Think about the things you say to yourself, the way you make yourself feel, the
way you own your accomplishments, etc.. One of my absolute dreams is to be a
mom (a cool one, obvi) and even the sheer thought of looking at my child and
saying the things I say to myself breaks my heart. That is alarming! I think
that’s a good question to keep in the back of your mind when you start to bring
yourself down or keep doubting yourself.
2)
Secondly, they said: Things you long for on the outside are things you’re missing on the
inside. Again, I stopped. (I hope people weren’t watching me because they
definitely think something is wrong with me if they were.) What are you doing
to remind yourself that you are enough? Where do you get validation? If you’re
like me, sometimes your validation comes from allllll the wrong places. Likes
on the gram? Boys talking to you? New job opportunities? I feel u, fam. But
WHY? Why oh why are we seeking validation from outside sources? Why do we
CONSTANTLY feel the need to prove ourselves, explain our scenarios, and defend
our choices to everyone in the world? We are always on the defense and honestly
I’m so sick of it. My podcast pals literally laughed and said, “We KNOW that we
are perfectly made in God’s image, so who are we to say that we aren’t enough?

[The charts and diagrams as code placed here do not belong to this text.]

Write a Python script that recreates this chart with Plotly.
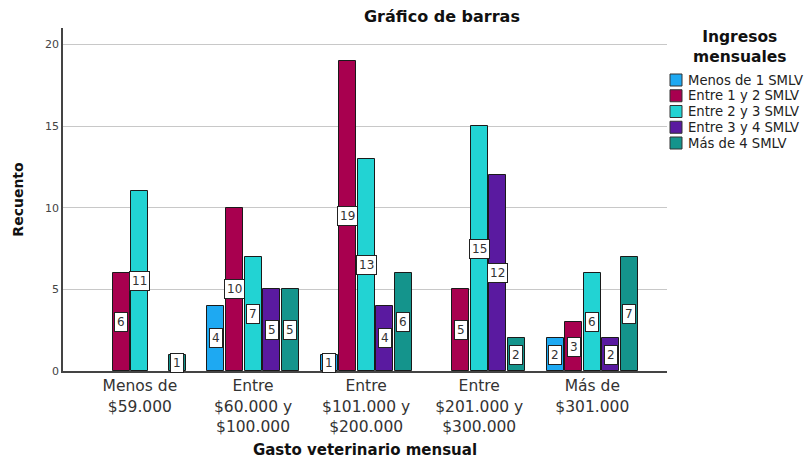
import numpy as np
import plotly.graph_objects as go

categorias = [
    "Menos de<br>$59.000",
    "Entre<br>$60.000 y<br>$100.000",
    "Entre<br>$101.000 y<br>$200.000",
    "Entre<br>$201.000 y<br>$300.000",
    "Más de<br>$301.000",
]
series = [
    "Menos de 1 SMLV",
    "Entre 1 y 2 SMLV",
    "Entre 2 y 3 SMLV",
    "Entre 3 y 4 SMLV",
    "Más de 4 SMLV",
]
menos_1 = [0, 4, 1, 0, 2]
entre_1_2 = [6, 10, 19, 5, 3]
entre_2_3 = [11, 7, 13, 15, 6]
entre_3_4 = [0, 5, 4, 12, 2]
mas_4 = [1, 5, 6, 2, 7]
valores = [menos_1, entre_1_2, entre_2_3, entre_3_4, mas_4]

colores = ["#1ea9f2", "#a8004f", "#22d3d3", "#5a1aa0", "#14948c"]

FONT = "DejaVu Sans"
W, H = 808, 459
M_L, M_R, M_T, M_B = 63, 141, 28, 88
plot_w = W - M_L - M_R
plot_h = H - M_T - M_B


def px_x(px):
    """Pixel column -> paper x."""
    return (px - M_L) / plot_w


def px_y(py):
    """Pixel row -> paper y."""
    return (H - M_B - py) / plot_h


paso = 0.164
ancho = 0.15
x_base = np.arange(len(categorias))

fig = go.Figure()
anotaciones = []
formas = []
for i, (nombre, vals, color) in enumerate(zip(series, valores, colores)):
    xs = x_base + (i - 2) * paso
    # empty categories get no bar at all
    ys = [v if v > 0 else None for v in vals]
    fig.add_trace(go.Bar(
        x=xs, y=ys, width=ancho, name=nombre, showlegend=False,
        marker=dict(color=color, line=dict(color="#1a1a1a", width=1)),
        hoverinfo="y+name",
    ))
    for xv, v in zip(xs, vals):
        if v > 0:
            anotaciones.append(dict(
                x=xv, y=v / 2, xref="x", yref="y", text=str(v),
                showarrow=False, bgcolor="white", bordercolor="#222",
                borderwidth=1, borderpad=2,
                font=dict(family=FONT, size=12, color="#333"),
            ))

# legend: heading plus one swatch and label per income band
anotaciones.append(dict(
    x=px_x(739), y=px_y(47), xref="paper", yref="paper",
    text="<b>Ingresos<br>mensuales</b>", showarrow=False, align="center",
    xanchor="center", yanchor="middle",
    font=dict(family=FONT, size=15.5, color="#111"),
))
fila0, dfila = 80, 15.75
for i, (nombre, color) in enumerate(zip(series, colores)):
    cy = fila0 + i * dfila
    formas.append(dict(
        type="rect", xref="paper", yref="paper",
        x0=px_x(670), x1=px_x(682), y0=px_y(cy + 6), y1=px_y(cy - 6),
        fillcolor=color, line=dict(color="#333", width=1),
    ))
    anotaciones.append(dict(
        x=px_x(686), y=px_y(cy), xref="paper", yref="paper", text=nombre,
        showarrow=False, xanchor="left", yanchor="middle",
        font=dict(family=FONT, size=13.2, color="#222"),
    ))

fig.update_layout(
    width=W, height=H,
    margin=dict(l=M_L, r=M_R, t=M_T, b=M_B, autoexpand=False),
    paper_bgcolor="white", plot_bgcolor="white",
    font=dict(family=FONT, color="#222"),
    title=dict(text="<b>Gráfico de barras</b>", x=0.547, xanchor="center",
               y=0.965, yanchor="middle", font=dict(size=16, color="#111")),
    bargap=0, showlegend=False,
    annotations=anotaciones, shapes=formas,
)

fig.update_xaxes(
    range=[-0.68, 4.66], tickvals=list(x_base), ticktext=categorias,
    showgrid=False, showline=True, linecolor="#444", linewidth=1.5,
    ticks="", tickfont=dict(size=15.5, color="#333"),
    title=dict(text="<b>Gasto veterinario mensual</b>", standoff=12,
               font=dict(size=15, color="#111")),
    zeroline=False,
)
fig.update_yaxes(
    range=[0, 21], tickvals=[0, 5, 10, 15, 20],
    showgrid=True, gridcolor="#c8c8c8", gridwidth=1,
    showline=True, linecolor="#444", linewidth=1.5,
    ticks="", tickfont=dict(size=11, color="#444"),
    title=dict(text="<b>Recuento</b>", standoff=18,
               font=dict(size=14, color="#111")),
    zeroline=False,
)

fig.write_html("out.html")
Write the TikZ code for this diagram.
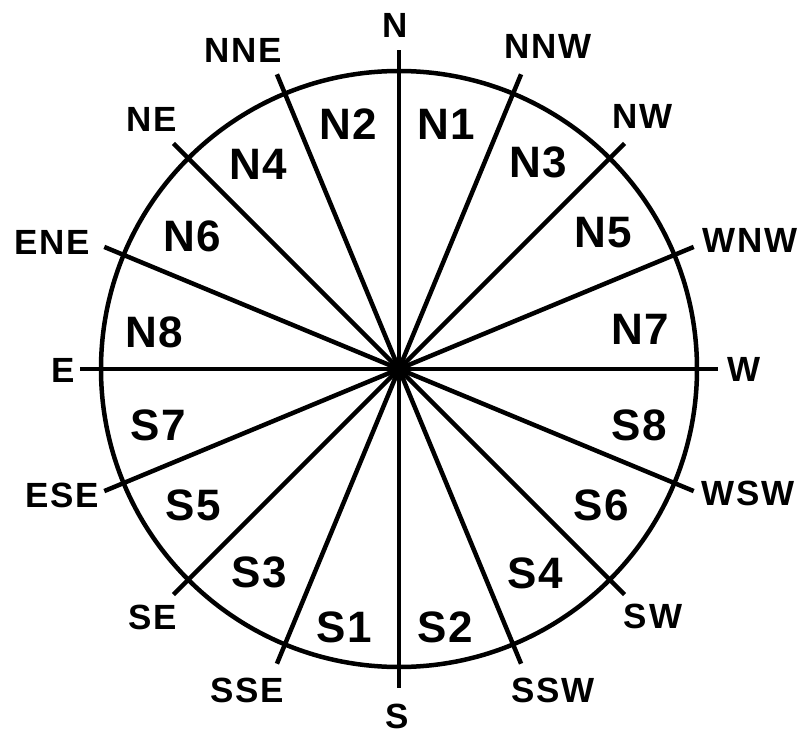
\documentclass[tikz,border=0pt]{standalone}
\usepackage{fontspec}
\setmainfont{Liberation Sans}
\begin{document}
\begin{tikzpicture}[x=1pt,y=1pt,line width=4.5pt,
  dirlbl/.style={inner sep=0pt,font=\fontsize{35}{35}\selectfont\bfseries\addfontfeatures{LetterSpace=5}},
  seclbl/.style={inner sep=0pt,font=\fontsize{44}{44}\selectfont\bfseries\addfontfeatures{LetterSpace=3}}]
\useasboundingbox (-399,-365) rectangle (399,369);
\coordinate (ctr) at (0,0);
\draw (ctr) circle (298);
% spokes, E on the left and W on the right
\foreach \a/\nm in {90/N,112.5/NNE,135/NE,157.5/ENE,180/E,202.5/ESE,225/SE,247.5/SSE,
  270/S,292.5/SSW,315/SW,337.5/WSW,0/W,22.5/WNW,45/NW,67.5/NNW}{
  \coordinate (e\nm) at (\a:319);
  \draw (ctr) -- (e\nm);
}
\fill (ctr) circle (8);
% direction labels
\foreach \nm/\x/\y in {N/-4/344,NNE/-156/319,NE/-247/250,ENE/-347/127,E/-336/-1,
  ESE/-337/-126,SE/-246/-248,SSE/-152/-321,S/-2/-347,SSW/154/-321,SW/254/-247,
  WSW/349/-124,W/345/0,WNW/351/129,NW/244/253,NNW/149/323}
  \node[dirlbl] (l\nm) at (\x,\y) {\nm};
% sector labels
\foreach \nm/\x/\y in {N1/47/245,N2/-51/245,N3/139/207,N4/-141/205,N5/204/136,
  N6/-207/133,N7/241/40,N8/-245/37,S1/-55/-258,S2/46/-258,S3/-140/-203,S4/136/-204,
  S5/-206/-136,S6/202/-136,S7/-241/-56,S8/240/-56}
  \node[seclbl] (\nm) at (\x,\y) {\nm};
\end{tikzpicture}
\end{document}
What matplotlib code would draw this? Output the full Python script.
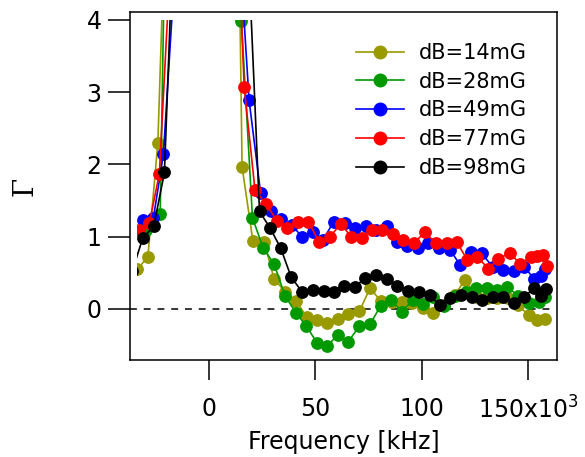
import matplotlib
matplotlib.use("Agg")
import matplotlib.pyplot as plt
from matplotlib.patches import Rectangle
from matplotlib.ticker import FuncFormatter

# frequency in kHz, gamma values
f_14 = [-33.8, -28.8, -24.1, -19.1, 10.5, 15.5, 20.6, 25.9, 30.5, 35.7, 40.9, 45.9, 50.6, 55.6,
        60.5, 65.5, 70.7, 75.7, 80.7, 85.9, 90.5, 95.5, 100.6, 105.5, 110.5, 115.5, 120.4,
        125.8, 130.5, 135.5, 140.7, 145.4, 150.4, 154.1, 158.0]
g_14 = [0.55, 0.72, 2.30, 6.85, 12.8, 1.97, 0.94, 0.93, 0.42, 0.24, 0.11, -0.11, -0.15, -0.19,
        -0.14, -0.07, -0.03, 0.29, 0.11, 0.10, 0.10, 0.08, 0.02, -0.06, 0.05, 0.20, 0.40,
        0.17, 0.15, 0.15, 0.15, 0.05, -0.09, -0.15, -0.14]

f_28 = [-29.6, -23.0, -18.0, 15.2, 20.4, 25.5, 30.6, 35.7, 40.8, 45.8, 50.8, 55.6, 60.5, 65.5,
        70.6, 75.7, 80.6, 85.5, 90.6, 95.8, 100.5, 105.5, 110.6, 115.5, 120.7, 125.5, 130.5,
        135.3, 140.2, 145.3, 150.4, 155.3, 158.0]
g_28 = [1.09, 1.32, 9.96, 3.98, 1.26, 0.84, 0.62, 0.18, -0.05, -0.24, -0.47, -0.51, -0.36, -0.45,
        -0.24, -0.21, 0.04, 0.13, -0.04, 0.12, 0.07, 0.17, 0.04, 0.18, 0.23, 0.29, 0.29,
        0.26, 0.31, 0.18, 0.08, 0.10, 0.17]

f_49 = [-31.2, -26.2, -21.5, -16.5, 13.8, 18.8, 24.2, 29.1, 33.8, 38.9, 43.7, 48.8, 53.7, 58.6,
        64.0, 68.6, 73.6, 78.5, 83.5, 88.4, 93.2, 98.4, 103.1, 108.3, 113.3, 118.0, 123.0,
        128.2, 133.4, 138.4, 143.4, 148.1, 152.9, 156.1, 158.0]
g_49 = [1.23, 1.26, 2.14, 4.5, 5.24, 2.89, 1.61, 1.36, 1.24, 1.16, 1.00, 1.07, 0.96, 1.21,
        1.19, 1.12, 1.15, 1.09, 1.15, 0.93, 0.87, 0.84, 0.91, 0.85, 0.82, 0.61, 0.79,
        0.77, 0.58, 0.54, 0.52, 0.58, 0.42, 0.46, 0.56]

f_77 = [-32.8, -28.1, -23.4, -18.4, 11.5, 16.5, 21.6, 26.9, 31.9, 36.6, 41.7, 46.7, 51.7, 56.9,
        61.9, 66.8, 71.8, 76.6, 81.4, 86.5, 91.3, 96.5, 101.5, 106.6, 111.7, 116.4, 121.4,
        126.1, 131.3, 136.0, 141.5, 146.2, 151.2, 154.0, 156.9, 159.0]
g_77 = [1.09, 1.19, 1.87, 4.7, 6.7, 3.07, 1.64, 1.45, 1.22, 1.12, 1.21, 1.21, 0.93, 1.00,
        1.18, 1.00, 0.98, 1.10, 1.10, 1.04, 0.96, 0.92, 1.06, 0.91, 0.92, 0.93, 0.68,
        0.72, 0.56, 0.69, 0.78, 0.62, 0.72, 0.73, 0.75, 0.60]

f_98 = [-36.2, -31.2, -26.0, -21.0, -16.0, 18.6, 23.7, 28.7, 33.7, 38.6, 43.9, 48.9, 53.9, 58.8,
        63.6, 68.6, 73.5, 78.5, 83.5, 88.5, 93.7, 98.8, 103.7, 108.6, 113.4, 118.5, 123.5,
        128.5, 133.4, 138.4, 143.5, 148.2, 152.9, 156.1, 158.4]
g_98 = [0.52, 0.98, 1.15, 1.89, 5.87, 4.85, 1.35, 1.12, 0.84, 0.44, 0.23, 0.26, 0.25, 0.24,
        0.32, 0.31, 0.43, 0.47, 0.42, 0.32, 0.25, 0.23, 0.19, 0.05, 0.15, 0.20, 0.17,
        0.12, 0.16, 0.17, 0.08, 0.17, 0.29, 0.18, 0.28]

labels = ["dB=14mG", "dB=28mG", "dB=49mG", "dB=77mG", "dB=98mG"]
colors = ["#999900", "#009900", "#0000ff", "#ff0000", "#000000"]
freqs = [f_14, f_28, f_49, f_77, f_98]
gammas = [g_14, g_28, g_49, g_77, g_98]

plt.rcParams["font.family"] = "DejaVu Sans"

fig = plt.figure(figsize=(5.85, 4.57), dpi=100)
ax = fig.add_axes([130/585, 97/457, 427/585, 348/457])
ax.set_xlim(-37.2, 163.6)
ax.set_ylim(-0.706, 4.11)

# igor-style plot area is a bit smaller than the frame
clip = Rectangle((-34.0, -0.706), 200, 4.706, transform=ax.transData,
                 facecolor="none", edgecolor="none")
ax.add_patch(clip)

ax.axhline(0, color="black", lw=1.1, ls=(0, (4.5, 4.5)), xmax=0.99)

for f, g, c, lab in zip(freqs, gammas, colors, labels):
    ln, = ax.plot(f, g, "-o", color=c, lw=1.2, ms=8.2, mec=c, label=lab)
    ln.set_clip_path(clip)

for s in ax.spines.values():
    s.set_linewidth(1.1)

ax.set_yticks([0, 1, 2, 3, 4])
ax.set_xticks([0, 50, 100, 150])
ax.xaxis.set_major_formatter(FuncFormatter(
    lambda v, p: "150x10$^3$" if v == 150 else "%d" % v))
ax.tick_params(axis="y", direction="out", length=15.5, width=1.1, pad=5, labelsize=17)
ax.tick_params(axis="x", direction="out", length=14.5, width=1.1, pad=12, labelsize=17)

ax.set_xlabel("Frequency [kHz]", fontsize=17, labelpad=4)
ax.set_ylabel("Γ", fontsize=20, family="DejaVu Serif")
ax.yaxis.set_label_coords(-0.214, 0.5)

ax.legend(loc="upper left", bbox_to_anchor=(356/585, 1 - 43/457),
          bbox_transform=fig.transFigure, frameon=False, fontsize=15,
          handlelength=2.3, handletextpad=0.7, labelspacing=0.42,
          borderpad=0, borderaxespad=0, markerscale=1.1)

fig.savefig("out.png", dpi=100)
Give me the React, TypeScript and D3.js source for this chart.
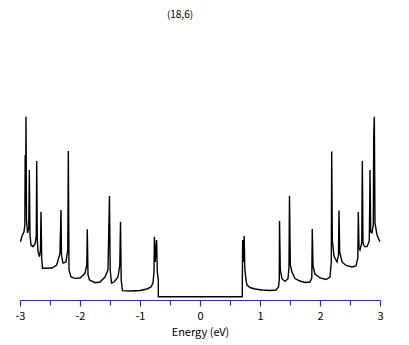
import React from "react";
import * as d3 from "d3";

const title = "(18,6)";
const xLabel = "Energy (eV)";
const majorTicks = [-3, -2, -1, 0, 1, 2, 3];
const minorTicks = [-2.5, -1.5, -0.5, 0.5, 1.5, 2.5];

// Energy (eV) and DOS (arb. units)
const energy = [
  -3.0, -2.975, -2.942, -2.928, -2.922, -2.915, -2.908, -2.9, -2.883, -2.862,
  -2.853, -2.842, -2.825, -2.792, -2.758, -2.737, -2.73, -2.72, -2.708, -2.683,
  -2.667, -2.658, -2.647, -2.633, -2.575, -2.475, -2.397, -2.342, -2.325, -2.317,
  -2.292, -2.242, -2.212, -2.203, -2.192, -2.158, -2.092, -2.008, -1.925, -1.895,
  -1.887, -1.875, -1.85, -1.758, -1.675, -1.592, -1.542, -1.517, -1.505, -1.483,
  -1.442, -1.375, -1.345, -1.333, -1.322, -1.3, -1.175, -1.008, -0.892, -0.825,
  -0.792, -0.775, -0.768, -0.755, -0.732, -0.72, -0.703, -0.703,
  0.697, 0.697, 0.703, 0.713, 0.728, 0.738, 0.758, 0.775, 0.825, 0.908,
  1.025, 1.158, 1.258, 1.3, 1.313, 1.317, 1.33, 1.358, 1.408, 1.458,
  1.475, 1.483, 1.497, 1.525, 1.575, 1.658, 1.742, 1.825, 1.855, 1.863,
  1.875, 1.908, 1.992, 2.092, 2.158, 2.18, 2.187, 2.197, 2.225, 2.275,
  2.3, 2.308, 2.32, 2.358, 2.425, 2.525, 2.592, 2.622, 2.63, 2.642,
  2.658, 2.688, 2.697, 2.708, 2.733, 2.775, 2.813, 2.822, 2.825, 2.837,
  2.858, 2.88, 2.887, 2.897, 2.908, 2.942, 2.99,
];
const dos = [
  0.611, 0.674, 0.722, 0.797, 1.574, 1.019, 2.0, 0.852, 0.708, 0.763,
  1.408, 0.686, 0.574, 0.556, 0.586, 0.674, 1.508, 0.63, 0.5, 0.444,
  0.519, 0.944, 0.43, 0.316, 0.316, 0.319, 0.352, 0.482, 0.963, 0.463,
  0.374, 0.386, 0.519, 1.619, 0.297, 0.219, 0.204, 0.208, 0.26, 0.352,
  0.749, 0.241, 0.186, 0.156, 0.163, 0.219, 0.297, 1.119, 0.297, 0.152,
  0.163, 0.219, 0.352, 0.833, 0.186, 0.067, 0.063, 0.069, 0.086, 0.108,
  0.152, 0.274, 0.667, 0.386, 0.63, 0.274, 0.186, 0,
  0, 0.163, 0.63, 0.386, 0.674, 0.319, 0.186, 0.13, 0.102, 0.086,
  0.074, 0.069, 0.074, 0.108, 0.186, 0.841, 0.3, 0.2, 0.17, 0.2,
  0.33, 1.119, 0.352, 0.274, 0.202, 0.174, 0.158, 0.163, 0.208, 0.752,
  0.341, 0.252, 0.208, 0.191, 0.219, 0.386, 1.613, 0.63, 0.452, 0.386,
  0.463, 0.958, 0.497, 0.386, 0.347, 0.33, 0.341, 0.43, 0.941, 0.541,
  0.519, 0.597, 1.508, 0.597, 0.556, 0.556, 0.62, 1.108, 1.408, 0.72,
  0.708, 0.8, 1.778, 2.0, 0.819, 0.686, 0.611,
];

const W = 409;
const H = 345;

export default function App() {
  const x = d3.scaleLinear().domain([-3, 3]).range([20.5, 380.5]);
  const y = d3.scaleLinear().domain([0, 2]).range([296.7, 116.7]);
  const pts: [number, number][] = energy.map((e, i) => [e, dos[i]]);
  const line = d3
    .line<[number, number]>()
    .x((d) => x(d[0]))
    .y((d) => y(d[1]));
  const axisY = 300.5;
  const blue = "#2a2acc";
  const font = "'Noto Sans CJK JP', 'DejaVu Sans', sans-serif";
  return (
    <svg
      width={W}
      height={H}
      style={{ position: "absolute", left: 0, top: 0, background: "#fff" }}
    >
      <rect x={0} y={0} width={W} height={H} fill="#fff" />
      <text x={180} y={18} fontSize={10} fontFamily={font} textAnchor="middle" fill="#000">
        {title}
      </text>
      <path d={line(pts) || ""} fill="none" stroke="#000" strokeWidth={1.4} strokeLinejoin="miter" />
      <line x1={x(-3)} x2={x(3)} y1={axisY} y2={axisY} stroke={blue} strokeWidth={1.2} />
      {majorTicks.map((t) => (
        <g key={"M" + t}>
          <line x1={x(t)} x2={x(t)} y1={axisY} y2={axisY + 6} stroke={blue} strokeWidth={1.2} />
          <text
            x={x(t)}
            y={320}
            fontSize={11}
            fontFamily={font}
            textAnchor="middle"
            fill="#000"
          >
            {t < 0 ? "-" + Math.abs(t) : String(t)}
          </text>
        </g>
      ))}
      {minorTicks.map((t) => (
        <line key={"m" + t} x1={x(t)} x2={x(t)} y1={axisY} y2={axisY + 5} stroke={blue} strokeWidth={1.2} />
      ))}
      <text x={200.5} y={336} fontSize={11} fontFamily={font} textAnchor="middle" fill="#000">
        {xLabel}
      </text>
    </svg>
  );
}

That just doesn’t make sense.” They are so right. I mess up 9309237458 times a
day and I make mistakes and I am constantly saying things I wish I could take
back, but that doesn’t dictate my worthiness. I frequently find myself looking
to others to say things about me that I can’t accept saying to myself. We can
try so, so hard to mask how we’re feeling on the inside with outside factors,
but at the end of the day it’s all about how YOU feel about yourself.
3)
Finally,
they asked: “Are you shoulding
yourself?” At the risk of sounding ratchet, I’ll be honest and say I
thought they asked if I was shitting myself and I was really excited to say
that wasn’t happening. I was a little confused as to how that tied into the
whole thing but I was just going with it. After listening a little closer, I
realized that “shoulding yourself” is way worse in the long run, and that I
TOTALLY do it all the time. This is the example they gave: What happens when
you plan to wake up at a certain time and then you actually wake up an hour
later? You say, “I should have gotten up earlier.” Right then and there you are
starting your day with a failure. Before you have even wiped the sleepies away
from your eyes, you’ve told yourself that you’ve failed. Think about it: “I should
have gone to the gym. I should have waited before getting into that
relationship. I should have done something differently. I should have ordered
the salad.” Read: Failure. Failure. Failure. Failure. Our heads are telling us
all of the wrong, when our hearts are trying so hard to lead us to the right.
We are surrounded by infinite blessings, yet we are constantly masking them
with the “should haves”. Today, I had a LIST of things I {should have} done.
Instead, I was blessed and able to use my body to go on a walk in a safe
neighborhood, listen to a podcast on my phone, and take time to really evaluate
how I was feeling. In this podcast, they emphasized that these changes don't happen overnight. Maybe tomorrow when you’re late and in rush hour traffic your
first thought won’t be “I am BLESSED to have a car,” but I say we try it. What
is enough for you right now and today?
Needless to say, I highly
recommend the podcast "Soul Chat with Lauren and Kristi." I’ll be the first to admit that I get so constantly
caught up in comparison and insecurities that I sometimes fail to see the
beauty in the small things. I’ll also be the first to admit that if I have bad
days, sad days, angry days, or days where I’m just not feeling it, I try to
mask it on social media or in conversation. I want you to know and I want me to
know that it’s okay to have these days. We are human. We make mistakes, we wreck
our cars, we change careers, we break up with our boyfriends, we
accidentally put liquids in our carry-on bags, we drop glass vases, we say
things we don’t mean, and then we do it all over again. We’ve just got to be
nice to ourselves and be nice to each other. Most importantly, I hope you remember that you are good enough. I hope I remember that I am good enough. We're in this together.